* _Provided data_

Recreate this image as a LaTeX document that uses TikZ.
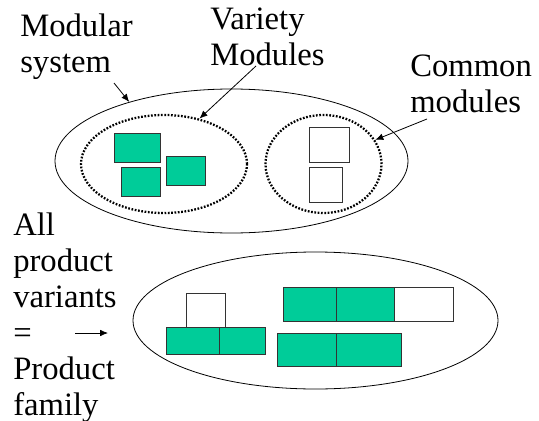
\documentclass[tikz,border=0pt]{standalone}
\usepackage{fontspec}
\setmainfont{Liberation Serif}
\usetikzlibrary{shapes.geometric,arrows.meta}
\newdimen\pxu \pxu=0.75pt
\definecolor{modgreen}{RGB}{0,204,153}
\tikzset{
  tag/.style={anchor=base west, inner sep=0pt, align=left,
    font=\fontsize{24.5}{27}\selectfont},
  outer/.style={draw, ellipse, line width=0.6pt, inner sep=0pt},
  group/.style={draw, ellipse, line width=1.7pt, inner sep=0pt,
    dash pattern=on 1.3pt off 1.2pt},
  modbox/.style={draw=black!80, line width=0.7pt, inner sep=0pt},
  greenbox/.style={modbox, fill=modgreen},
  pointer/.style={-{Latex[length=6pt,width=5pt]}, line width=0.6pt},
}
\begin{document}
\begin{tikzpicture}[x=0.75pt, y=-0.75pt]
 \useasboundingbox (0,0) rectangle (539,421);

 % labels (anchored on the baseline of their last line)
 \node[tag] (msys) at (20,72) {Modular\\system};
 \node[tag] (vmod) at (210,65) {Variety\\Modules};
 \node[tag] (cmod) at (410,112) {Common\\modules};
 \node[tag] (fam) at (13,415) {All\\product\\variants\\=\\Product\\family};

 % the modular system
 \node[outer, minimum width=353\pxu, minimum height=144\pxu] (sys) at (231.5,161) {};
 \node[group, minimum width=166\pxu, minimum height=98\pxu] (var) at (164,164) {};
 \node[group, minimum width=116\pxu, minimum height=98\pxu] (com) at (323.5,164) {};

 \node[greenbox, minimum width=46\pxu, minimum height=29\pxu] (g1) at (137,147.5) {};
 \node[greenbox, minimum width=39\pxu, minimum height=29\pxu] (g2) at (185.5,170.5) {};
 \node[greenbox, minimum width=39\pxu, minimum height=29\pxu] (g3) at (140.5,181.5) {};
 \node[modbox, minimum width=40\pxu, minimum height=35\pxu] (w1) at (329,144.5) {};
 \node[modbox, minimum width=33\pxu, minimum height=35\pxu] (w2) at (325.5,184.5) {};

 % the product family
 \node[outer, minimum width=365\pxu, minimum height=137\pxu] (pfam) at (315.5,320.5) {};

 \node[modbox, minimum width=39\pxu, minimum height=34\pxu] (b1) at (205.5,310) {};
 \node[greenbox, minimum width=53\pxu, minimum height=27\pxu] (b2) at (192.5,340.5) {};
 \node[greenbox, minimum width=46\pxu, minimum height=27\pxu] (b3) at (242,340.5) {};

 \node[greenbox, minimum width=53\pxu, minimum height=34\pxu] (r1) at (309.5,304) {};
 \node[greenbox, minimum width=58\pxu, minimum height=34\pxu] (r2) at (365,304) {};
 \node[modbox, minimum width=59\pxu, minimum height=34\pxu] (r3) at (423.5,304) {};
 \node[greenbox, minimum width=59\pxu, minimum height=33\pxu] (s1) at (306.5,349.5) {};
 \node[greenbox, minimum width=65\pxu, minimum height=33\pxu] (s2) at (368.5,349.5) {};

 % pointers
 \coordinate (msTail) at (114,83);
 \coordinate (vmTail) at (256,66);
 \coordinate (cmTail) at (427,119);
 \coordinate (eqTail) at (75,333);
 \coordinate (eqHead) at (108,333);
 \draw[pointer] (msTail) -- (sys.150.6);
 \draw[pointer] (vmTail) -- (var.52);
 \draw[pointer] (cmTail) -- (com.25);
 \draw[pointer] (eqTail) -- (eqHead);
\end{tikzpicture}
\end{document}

* _Written request_
Write out each line of the listing above, exactly, from its first line to the line holding "(0,0) rectangle (539,421);", inclusive. Skip the pictures.

* _Response to the exercise_
Recreate this image as a LaTeX document that uses TikZ.
\documentclass[tikz,border=0pt]{standalone}
\usepackage{fontspec}
\setmainfont{Liberation Serif}
\usetikzlibrary{shapes.geometric,arrows.meta}
\newdimen\pxu \pxu=0.75pt
\definecolor{modgreen}{RGB}{0,204,153}
\tikzset{
  tag/.style={anchor=base west, inner sep=0pt, align=left,
    font=\fontsize{24.5}{27}\selectfont},
  outer/.style={draw, ellipse, line width=0.6pt, inner sep=0pt},
  group/.style={draw, ellipse, line width=1.7pt, inner sep=0pt,
    dash pattern=on 1.3pt off 1.2pt},
  modbox/.style={draw=black!80, line width=0.7pt, inner sep=0pt},
  greenbox/.style={modbox, fill=modgreen},
  pointer/.style={-{Latex[length=6pt,width=5pt]}, line width=0.6pt},
}
\begin{document}
\begin{tikzpicture}[x=0.75pt, y=-0.75pt]
 \useasboundingbox (0,0) rectangle (539,421);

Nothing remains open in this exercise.